My grandmother lived [at Kings Point] for 30 years and I visited her from the time I was about 9. I When I was younger, I was really fascinated by the place -- it seemed like summer camp for old people.
[But over time things shifted:] I saw a lot of loneliness, and I saw a lot of people staying in and not going out as much. If you had your health, that kind of made you popular. And if you didn’t, people stopped coming by. I would hear people at the pool sort of whispering, ‘Oh, Ida -- she’s going down.’
All of a sudden, everyone was going to the doctor instead of going to the clubhouse, but people didn’t want to hear the other person complain. I imagined there was a lot going on internally with the residents there, but they didn’t have an opportunity to talk to each other about it.
When I turned my camera on, they seemed very eager to have someone listen to them.
Were the five people you featured fairly representative of other people living there?
I picked them [because] they had the most complete stories I could tell in a film format. But yes, their experiences were very similar to other people that I interviewed. I think it’s not the case that no one has deep relationships -- I think some people did. But this other side of the picture -- people would say you don’t really make friends, you just make acquaintances -- was definitely true of a lot of the people I talked to.
Again, not everyone. My grandmother had a wonderful relationship with a woman who lived across the walk from her who was also widowed early on. But people definitely found it difficult to make lasting deep friendships, I think.
Why might that be?
It’s hard to say. I think its probably a function of a lot of things, not least of which is that it’s a stage in life when you feel you have your friends.
I certainly think that people are less inclined to get attached to people later in life. I’m 43, and I notice it just gets harder to keep yourself open to new experiences as you get older. People shut down a little bit.
But I think that some of it is that people are kind of afraid to hang around with people who are getting sick. One woman who was not included in the film said that people are afraid that the sickness is going to rub off on you.
Would you want to go to a retirement community? Would you want your parents to?
I would not want to go to one, because I see the negative effects of not living in a multigenerational place. As a middle-aged person, I enjoy being around people who are older and younger than me. And I expect and hope that’s going to continue to be the case.
That’s also the case with my parents. They live in New York and have an ongoing debate about where to retire to. My father wants to stay in New York. My mother wants go somewhere warm. But I don’t think either wants to go to a community that’s age-segregated in that way.
Even though I don’t really think that far in advance, I do think the film made me realize that I have my own fears of dying alone, of being alone when I’m old. I think that the fiim is ultimately about that fear and that desire to have companionship, whether in a lover or in a friendship.

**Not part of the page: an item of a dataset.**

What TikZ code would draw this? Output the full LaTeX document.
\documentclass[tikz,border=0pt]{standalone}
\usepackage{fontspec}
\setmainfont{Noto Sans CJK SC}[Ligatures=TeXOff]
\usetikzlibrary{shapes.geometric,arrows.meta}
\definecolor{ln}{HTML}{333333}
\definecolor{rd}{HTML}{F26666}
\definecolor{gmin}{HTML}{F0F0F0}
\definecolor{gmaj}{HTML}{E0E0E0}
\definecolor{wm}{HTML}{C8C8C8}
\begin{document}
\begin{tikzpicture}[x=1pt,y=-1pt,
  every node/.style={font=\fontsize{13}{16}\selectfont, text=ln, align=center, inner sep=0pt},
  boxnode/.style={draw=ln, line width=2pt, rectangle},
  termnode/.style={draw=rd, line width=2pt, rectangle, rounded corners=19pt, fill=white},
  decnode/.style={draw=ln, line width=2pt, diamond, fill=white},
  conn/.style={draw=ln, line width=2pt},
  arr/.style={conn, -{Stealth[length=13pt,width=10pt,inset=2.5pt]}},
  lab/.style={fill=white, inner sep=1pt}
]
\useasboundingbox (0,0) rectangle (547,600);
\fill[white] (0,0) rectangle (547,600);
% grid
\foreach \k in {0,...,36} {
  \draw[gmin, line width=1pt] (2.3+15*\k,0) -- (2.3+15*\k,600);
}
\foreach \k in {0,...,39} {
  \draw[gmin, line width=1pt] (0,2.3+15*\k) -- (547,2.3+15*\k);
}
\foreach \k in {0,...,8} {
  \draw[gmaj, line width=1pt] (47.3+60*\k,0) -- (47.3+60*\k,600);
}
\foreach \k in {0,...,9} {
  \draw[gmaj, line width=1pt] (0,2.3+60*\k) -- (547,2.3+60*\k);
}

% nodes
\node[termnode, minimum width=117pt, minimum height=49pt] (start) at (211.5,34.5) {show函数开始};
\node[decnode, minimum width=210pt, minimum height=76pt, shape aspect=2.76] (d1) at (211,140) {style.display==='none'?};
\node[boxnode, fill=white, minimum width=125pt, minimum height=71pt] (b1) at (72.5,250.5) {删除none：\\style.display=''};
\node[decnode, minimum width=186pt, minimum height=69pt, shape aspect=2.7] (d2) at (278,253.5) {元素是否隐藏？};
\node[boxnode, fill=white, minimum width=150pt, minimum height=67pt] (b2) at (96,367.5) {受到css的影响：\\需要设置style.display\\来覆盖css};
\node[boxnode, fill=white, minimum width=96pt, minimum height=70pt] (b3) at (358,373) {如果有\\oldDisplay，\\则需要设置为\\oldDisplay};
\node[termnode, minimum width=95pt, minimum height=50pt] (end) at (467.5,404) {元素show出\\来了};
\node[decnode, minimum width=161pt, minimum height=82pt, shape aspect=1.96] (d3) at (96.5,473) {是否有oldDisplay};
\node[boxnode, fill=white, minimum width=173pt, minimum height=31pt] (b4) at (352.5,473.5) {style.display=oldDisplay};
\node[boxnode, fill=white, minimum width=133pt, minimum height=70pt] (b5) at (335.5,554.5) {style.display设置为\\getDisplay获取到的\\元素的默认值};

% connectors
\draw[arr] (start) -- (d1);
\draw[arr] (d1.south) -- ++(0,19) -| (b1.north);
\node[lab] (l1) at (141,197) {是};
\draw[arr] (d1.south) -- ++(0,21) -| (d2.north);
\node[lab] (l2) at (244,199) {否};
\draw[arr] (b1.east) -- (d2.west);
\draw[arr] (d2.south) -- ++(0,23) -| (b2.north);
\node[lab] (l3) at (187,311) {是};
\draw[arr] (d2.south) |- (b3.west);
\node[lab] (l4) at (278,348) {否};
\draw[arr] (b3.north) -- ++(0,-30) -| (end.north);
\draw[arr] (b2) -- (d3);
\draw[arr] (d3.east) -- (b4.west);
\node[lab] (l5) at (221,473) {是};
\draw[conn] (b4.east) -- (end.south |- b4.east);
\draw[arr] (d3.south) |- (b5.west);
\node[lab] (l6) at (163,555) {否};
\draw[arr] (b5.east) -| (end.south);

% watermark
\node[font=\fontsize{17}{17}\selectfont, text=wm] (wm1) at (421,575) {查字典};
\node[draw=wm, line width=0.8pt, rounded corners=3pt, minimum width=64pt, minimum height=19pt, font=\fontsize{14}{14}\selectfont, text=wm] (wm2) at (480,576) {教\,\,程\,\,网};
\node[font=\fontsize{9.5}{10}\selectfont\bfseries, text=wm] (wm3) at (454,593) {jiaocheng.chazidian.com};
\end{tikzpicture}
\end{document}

I don’t think that not going to a retirement community is any guarantee that you won’t end up by yourself, but to me, it seems that the concept of age-segregated retirement was kind of an experiment. And I don’t have the statistics to back it up, but I think as the baby boomers age, fewer people are going to do what that generation of people did. I know a lot of retirement communities are in cities or outside of cities, but I think the idea of going thousands of miles away from your family is becoming less popular.
What’s a better way?
The film doesn’t really provide solutions. And I also don’t know that in 2012 in the U.S. we can suddenly start advocating for children to let their parents move in with them. I feel like it’s somehow too late for that. We value independence so highly -- and I don’t think even if children make parents feel welcome that the parents would automatically want to go live with them.
I do think that there are models out there being developed now -- intergenerational communities -- and I think those hold some promise.

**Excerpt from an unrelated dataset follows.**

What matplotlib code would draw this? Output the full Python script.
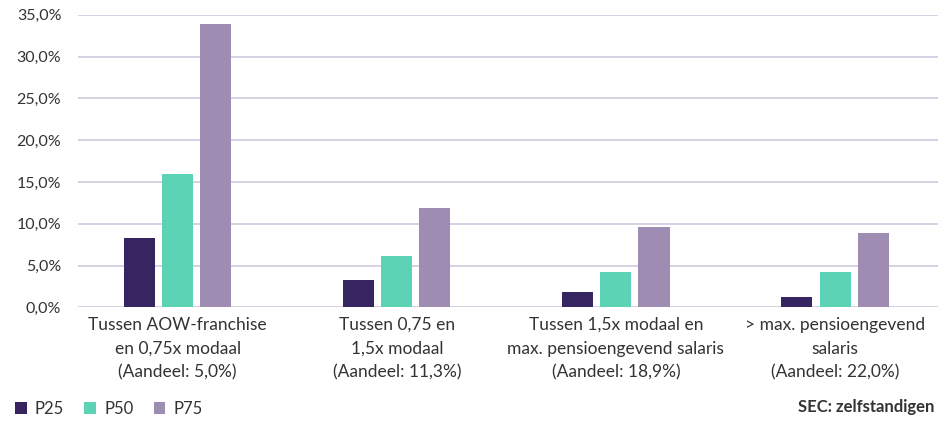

But I also think that part of [the problem] is the model for retirement that we’ve been working with for the past 50 years. We’re living so much longer now that I think we need to rethink what retirement means. The idea of a 30-year extended vacation might not be the most sustainable and advisable thing to do. The problem is not who you’re going to live with and who’s going to take care of you, but how are you going to fill your time when you're 80 years old?
[At a retirement resort,] you’re just stuck in this little bubble where you don’t have any stimulation from the outside world or people from different generations. I think that we have to remain engaged in the world. That itself is kind of an antidote to loneliness: Even if you’re not living with your children, or your spouse has died, if you’re part of a community -- being productive or being engaged in what's going on in the world other than just the shows and the card games -- I think your experience might be a lot more fulfilling.

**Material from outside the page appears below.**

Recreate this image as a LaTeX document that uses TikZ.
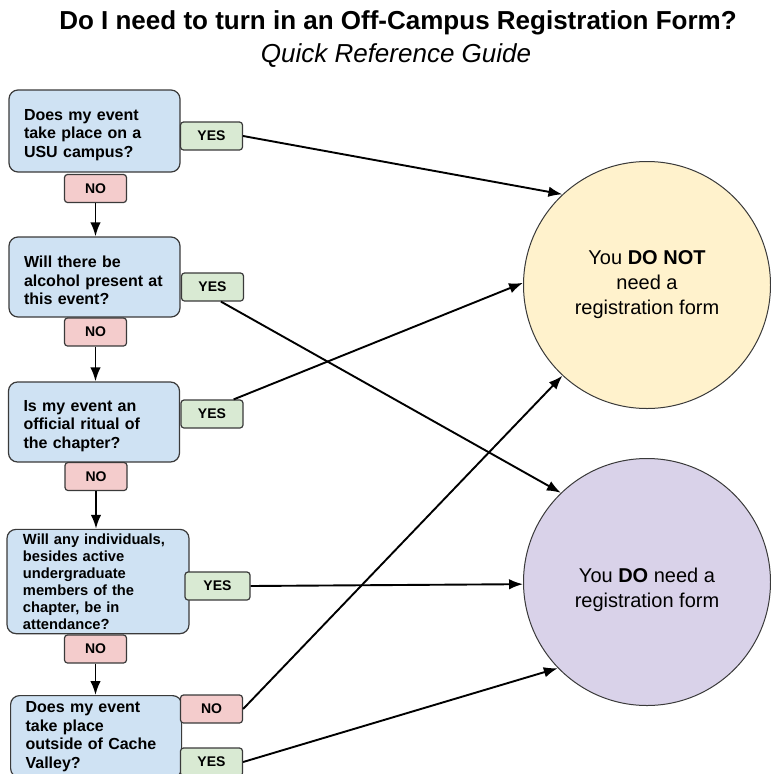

Should we be discussing this with our loved ones now?
I would like the film to inspire conversations. Nobody wants to talk about what’s going to happen when we get old. We stave off those conversations until our families are in crisis.
If we have them early enough maybe some of these problems can be staved off.
I had a conversation with my father where I brought it up. I’m very close to my dad, we talk very directly. I said, 'When the time comes, would you rather have me change your diaper or have a stranger change your diaper?’ He said, ‘Honestly, I think I’d rather have a stranger do it.'
It’s OK to have those conversations.